### THE PROBLEM
Copy out the data below from the line containing "Recreate this image" to the line containing "fig = make_subplots(rows=2, cols=1)", both lines included, with all images left out.

### DATASET EXTRACT ###

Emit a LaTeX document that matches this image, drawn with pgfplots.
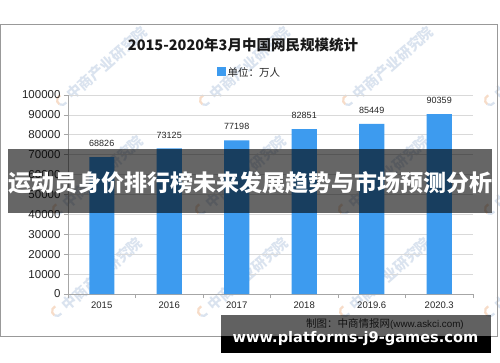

###
### DATASET EXTRACT ###

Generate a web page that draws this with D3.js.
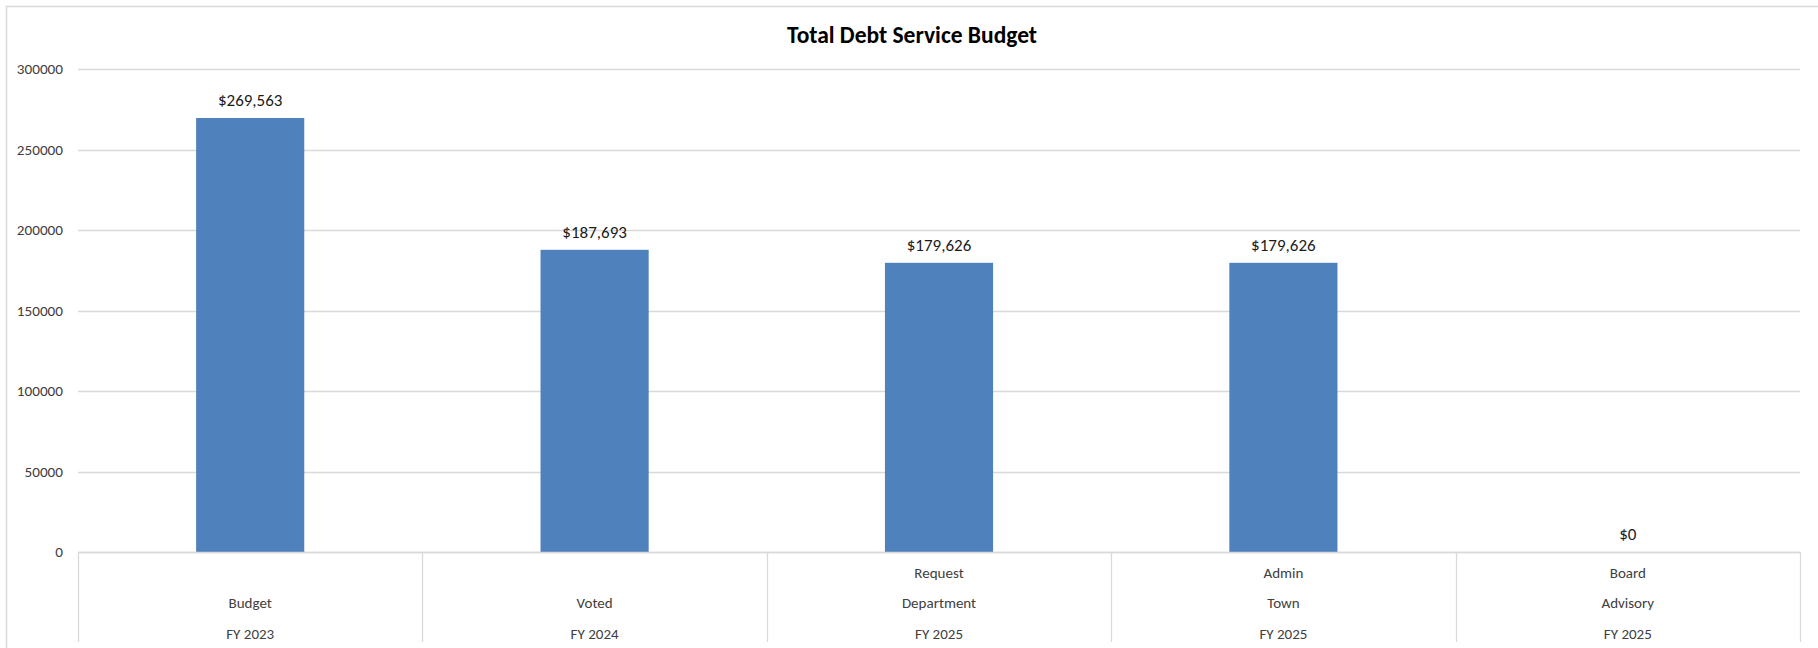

###
### DATASET EXTRACT ###

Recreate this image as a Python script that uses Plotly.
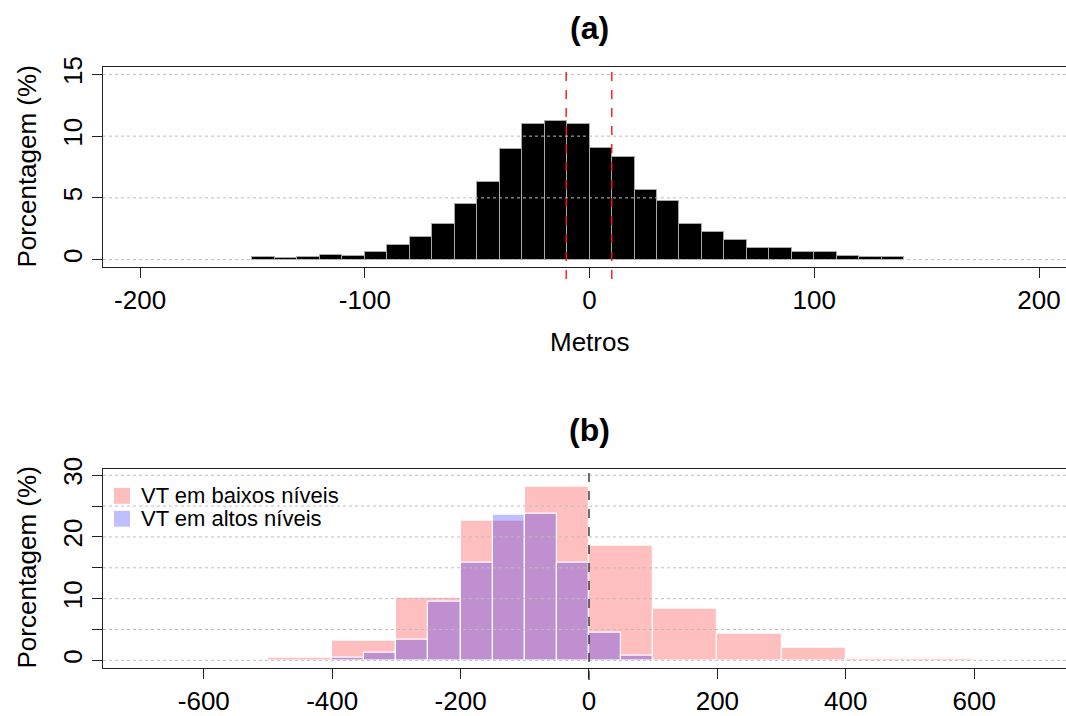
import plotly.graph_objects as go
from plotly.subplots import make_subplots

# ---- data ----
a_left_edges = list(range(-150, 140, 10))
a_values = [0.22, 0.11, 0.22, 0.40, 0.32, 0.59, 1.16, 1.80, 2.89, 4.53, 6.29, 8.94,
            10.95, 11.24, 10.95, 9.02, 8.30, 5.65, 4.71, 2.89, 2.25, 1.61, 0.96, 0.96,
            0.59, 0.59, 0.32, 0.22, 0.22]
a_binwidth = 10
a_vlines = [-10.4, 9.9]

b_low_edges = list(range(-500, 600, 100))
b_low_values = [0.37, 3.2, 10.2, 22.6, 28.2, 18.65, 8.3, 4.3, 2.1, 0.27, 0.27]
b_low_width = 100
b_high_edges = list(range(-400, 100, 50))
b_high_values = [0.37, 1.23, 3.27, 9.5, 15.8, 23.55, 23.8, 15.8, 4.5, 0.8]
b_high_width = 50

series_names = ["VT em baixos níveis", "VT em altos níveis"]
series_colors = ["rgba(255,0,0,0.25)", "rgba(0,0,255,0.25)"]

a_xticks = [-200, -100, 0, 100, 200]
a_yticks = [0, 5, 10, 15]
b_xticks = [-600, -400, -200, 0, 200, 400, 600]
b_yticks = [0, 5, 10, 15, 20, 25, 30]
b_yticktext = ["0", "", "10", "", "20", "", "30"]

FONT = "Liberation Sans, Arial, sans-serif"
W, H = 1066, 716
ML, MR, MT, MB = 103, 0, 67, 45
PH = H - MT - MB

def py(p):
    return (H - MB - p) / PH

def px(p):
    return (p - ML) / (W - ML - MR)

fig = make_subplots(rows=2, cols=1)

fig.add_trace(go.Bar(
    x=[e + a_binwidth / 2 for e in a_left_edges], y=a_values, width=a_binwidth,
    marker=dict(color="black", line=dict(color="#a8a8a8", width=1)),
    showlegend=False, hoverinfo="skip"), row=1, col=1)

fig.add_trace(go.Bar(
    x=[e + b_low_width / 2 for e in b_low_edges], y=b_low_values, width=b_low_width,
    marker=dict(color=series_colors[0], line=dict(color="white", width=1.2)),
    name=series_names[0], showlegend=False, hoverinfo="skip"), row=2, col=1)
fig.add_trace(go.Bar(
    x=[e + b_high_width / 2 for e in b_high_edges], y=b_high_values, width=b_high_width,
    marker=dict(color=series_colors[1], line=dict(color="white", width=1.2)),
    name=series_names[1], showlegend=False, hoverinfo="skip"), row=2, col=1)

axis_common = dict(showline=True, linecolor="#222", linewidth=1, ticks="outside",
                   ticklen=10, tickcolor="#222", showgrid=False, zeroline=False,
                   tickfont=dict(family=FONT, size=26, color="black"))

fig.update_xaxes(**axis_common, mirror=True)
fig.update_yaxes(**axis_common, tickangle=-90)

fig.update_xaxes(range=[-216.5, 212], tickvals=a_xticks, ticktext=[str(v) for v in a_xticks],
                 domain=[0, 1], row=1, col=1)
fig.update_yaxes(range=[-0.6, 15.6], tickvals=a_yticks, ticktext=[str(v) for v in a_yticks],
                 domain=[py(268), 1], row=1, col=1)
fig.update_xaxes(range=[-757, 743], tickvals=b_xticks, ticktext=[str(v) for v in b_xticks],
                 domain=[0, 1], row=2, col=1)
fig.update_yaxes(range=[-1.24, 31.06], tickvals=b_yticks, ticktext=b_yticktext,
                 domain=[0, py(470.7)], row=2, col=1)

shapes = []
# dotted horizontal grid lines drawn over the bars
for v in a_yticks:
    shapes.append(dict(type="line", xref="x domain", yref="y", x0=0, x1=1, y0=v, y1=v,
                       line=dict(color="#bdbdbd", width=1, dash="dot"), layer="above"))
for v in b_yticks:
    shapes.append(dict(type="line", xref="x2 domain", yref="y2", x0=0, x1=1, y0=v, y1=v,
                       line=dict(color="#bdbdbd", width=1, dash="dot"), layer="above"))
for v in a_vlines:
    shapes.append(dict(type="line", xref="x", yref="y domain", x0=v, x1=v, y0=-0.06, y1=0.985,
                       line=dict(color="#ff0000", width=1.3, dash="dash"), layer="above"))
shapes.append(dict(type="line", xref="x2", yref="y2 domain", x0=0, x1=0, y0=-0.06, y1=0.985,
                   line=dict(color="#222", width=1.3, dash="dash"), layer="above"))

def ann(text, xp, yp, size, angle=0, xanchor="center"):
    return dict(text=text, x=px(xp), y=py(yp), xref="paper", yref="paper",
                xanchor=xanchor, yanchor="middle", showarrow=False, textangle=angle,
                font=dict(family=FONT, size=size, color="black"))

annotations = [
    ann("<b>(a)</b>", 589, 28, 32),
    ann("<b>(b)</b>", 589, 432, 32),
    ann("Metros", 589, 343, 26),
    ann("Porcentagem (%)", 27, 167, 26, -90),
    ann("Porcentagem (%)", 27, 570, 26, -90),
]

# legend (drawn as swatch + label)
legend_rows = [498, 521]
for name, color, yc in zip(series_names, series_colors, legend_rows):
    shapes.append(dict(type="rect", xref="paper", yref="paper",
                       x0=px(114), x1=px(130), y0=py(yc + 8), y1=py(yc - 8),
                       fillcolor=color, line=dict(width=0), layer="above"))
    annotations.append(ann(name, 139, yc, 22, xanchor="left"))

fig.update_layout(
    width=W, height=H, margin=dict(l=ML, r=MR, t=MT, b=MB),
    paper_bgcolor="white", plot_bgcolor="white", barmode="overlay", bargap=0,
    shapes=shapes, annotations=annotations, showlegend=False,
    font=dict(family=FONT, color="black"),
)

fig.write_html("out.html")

###

### TASK ANSWER
Recreate this image as a Python script that uses Plotly.
import plotly.graph_objects as go
from plotly.subplots import make_subplots

# ---- data ----
a_left_edges = list(range(-150, 140, 10))
a_values = [0.22, 0.11, 0.22, 0.40, 0.32, 0.59, 1.16, 1.80, 2.89, 4.53, 6.29, 8.94,
            10.95, 11.24, 10.95, 9.02, 8.30, 5.65, 4.71, 2.89, 2.25, 1.61, 0.96, 0.96,
            0.59, 0.59, 0.32, 0.22, 0.22]
a_binwidth = 10
a_vlines = [-10.4, 9.9]

b_low_edges = list(range(-500, 600, 100))
b_low_values = [0.37, 3.2, 10.2, 22.6, 28.2, 18.65, 8.3, 4.3, 2.1, 0.27, 0.27]
b_low_width = 100
b_high_edges = list(range(-400, 100, 50))
b_high_values = [0.37, 1.23, 3.27, 9.5, 15.8, 23.55, 23.8, 15.8, 4.5, 0.8]
b_high_width = 50

series_names = ["VT em baixos níveis", "VT em altos níveis"]
series_colors = ["rgba(255,0,0,0.25)", "rgba(0,0,255,0.25)"]

a_xticks = [-200, -100, 0, 100, 200]
a_yticks = [0, 5, 10, 15]
b_xticks = [-600, -400, -200, 0, 200, 400, 600]
b_yticks = [0, 5, 10, 15, 20, 25, 30]
b_yticktext = ["0", "", "10", "", "20", "", "30"]

FONT = "Liberation Sans, Arial, sans-serif"
W, H = 1066, 716
ML, MR, MT, MB = 103, 0, 67, 45
PH = H - MT - MB

def py(p):
    return (H - MB - p) / PH

def px(p):
    return (p - ML) / (W - ML - MR)

fig = make_subplots(rows=2, cols=1)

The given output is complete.